What is BigQuery in Google Cloud Platform?

BigQuery is a petabyte-scale, low-cost, and serverless data warehouse in Google Cloud Platform. It is a fully managed service, so we don’t have to worry about underlying computing, network, or storage resources. Therefore, we can use SQL to answer our biggest questions without any maintenance.

BigQuery has three primary built-in features:

  1. Machine Learning using BigQuery ML
  2. Business Intelligence driven by the BI Engine
  3. Geospatial Analysis

Apart from this, BigQuery provides us with the flexibility of storage and computing. We can analyze and store the data in BigQuery, or use it to analyze data from external sources, such as Google Cloud Storage, Google Drive, etc.

BigQuery also provides automatic backups with a seven-day history of changes, and fine-grained governance and security. It ensures data encryption at rest and in transit.

Interacting with BigQuery

There are three ways to interact with BigQuery.

Web console

BQ console

The web console is a straightforward, web-based solution we can use to interact with our data. We can search, view, or query tables using the editor.

Once the results are available from the query, we can save them in multiple places such as Cloud Storage, Excel, etc.

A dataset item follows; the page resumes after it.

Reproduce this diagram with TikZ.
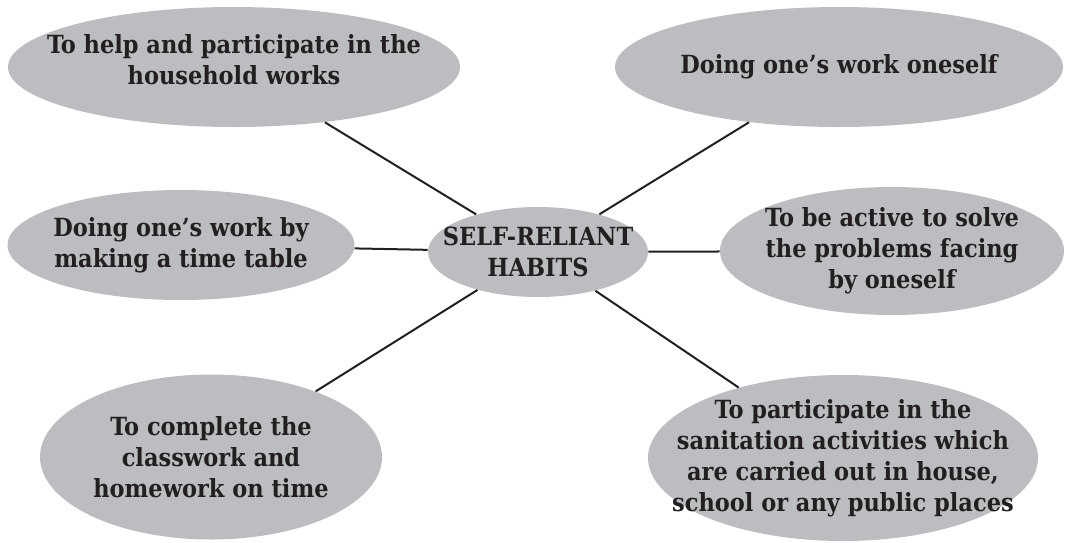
\documentclass[tikz,border=0pt]{standalone}
\usepackage{xcolor}
\usepackage{tikz}
\usepackage{fontspec}
\setmainfont{DejaVu Serif Condensed}
\usetikzlibrary{shapes.geometric}

\definecolor{bubblegrey}{HTML}{BCBDC0}
\definecolor{inkdark}{HTML}{231F20}

\begin{document}
\begin{tikzpicture}[x=0.5pt, y=-0.5pt,
    bubble/.style={ellipse, fill=bubblegrey, text=inkdark, inner sep=-40pt, align=center,
        font=\bfseries\fontsize{12.5}{15.5}\selectfont},
    spoke/.style={draw=inkdark, line width=1pt}]
    \useasboundingbox (0,0) rectangle (1066,542);

    \node (hub) [bubble, minimum width=110pt, minimum height=45pt] at (538,252) {SELF-RELIANT\\HABITS};

    \node (household) [bubble, minimum width=226pt, minimum height=60pt, text depth=8pt] at (234,67) {To help and participate in the\\household works};
    \node (oneself) [bubble, minimum width=224pt, minimum height=60pt] at (839,67) {Doing one’s work oneself};
    \node (timetable) [bubble, minimum width=173.5pt, minimum height=55pt] at (181,245) {Doing one’s work by\\making a time table};
    \node (problems) [bubble, minimum width=172pt, minimum height=64pt] at (892,251) {To be active to solve\\the problems facing\\by oneself};
    \node (homework) [bubble, minimum width=171pt, minimum height=82.5pt] at (211,457) {To complete the\\classwork and\\homework on time};
    \node (sanitation) [bubble, minimum width=195pt, minimum height=83pt] at (843,458) {To participate in the\\sanitation activities which\\are carried out in house,\\school or any public places};

    \draw[spoke] (hub) -- (household);
    \draw[spoke] (hub) -- (oneself);
    \draw[spoke] (hub) -- (timetable);
    \draw[spoke] (hub) -- (problems);
    \draw[spoke] (hub) -- (homework);
    \draw[spoke] (hub) -- (sanitation);
\end{tikzpicture}
\end{document}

We can also download and save them locally.

Command Line Interface (CLI)

The command-line interface comes with the Google Cloud SDK. We specifically use the bq tool to interact with BigQuery. We can also use it when querying using the service account.

Client libraries

Several client libraries provide us with programmatic access to BigQuery. Currently, there are libraries for the following languages:

  • C#
  • Go
  • Java
  • Node.js
  • PHP
  • Python
  • Ruby

Data management

BQ sturcture

All the data assets reside under the project. Data sets are containers for tables and views. There can be multiple projects, data sets, tables, and views.

Data Ingestion

We can ingest data into BigQuery in two ways.

Real-time data

Real-time data is generated continuously, such as the data from sensors. It can be ingested in BigQuery using PubSub. We can also use Dataflow to receive events from PubSub, perform operations, and ingest them into the BigQuery table.

Batch data

Batch data is the data at rest, such as CSV files residing in Google Cloud storage. Loading such data is also known as “bulk load,” as we load multiple files in one shot. The straightforward way to bulk load data is to access files residing in cloud storage, process them with Dataflow, and push it to BigQuery.

Using BigQuery data

The data from BigQuery can be used in multiple ways:

  • We can create dashboards using external tools such as Tableau, or internal resources such as DataStudio, etc.
  • Other GCP, tools such as Dataflow, can use the data from BigQuery.
  • We can share the data tables with the other teams or members for querying.
  • We can export the data into a local disk, or Google Sheets, Cloud Storage, etc.
  • We can use it in DataLab, which has an interface similar to the Jupiter notebooks, where we can run Python commands and analyze the data.

We can try BigQuery for free using a sandbox. It also has public datasets, and we can query them right away.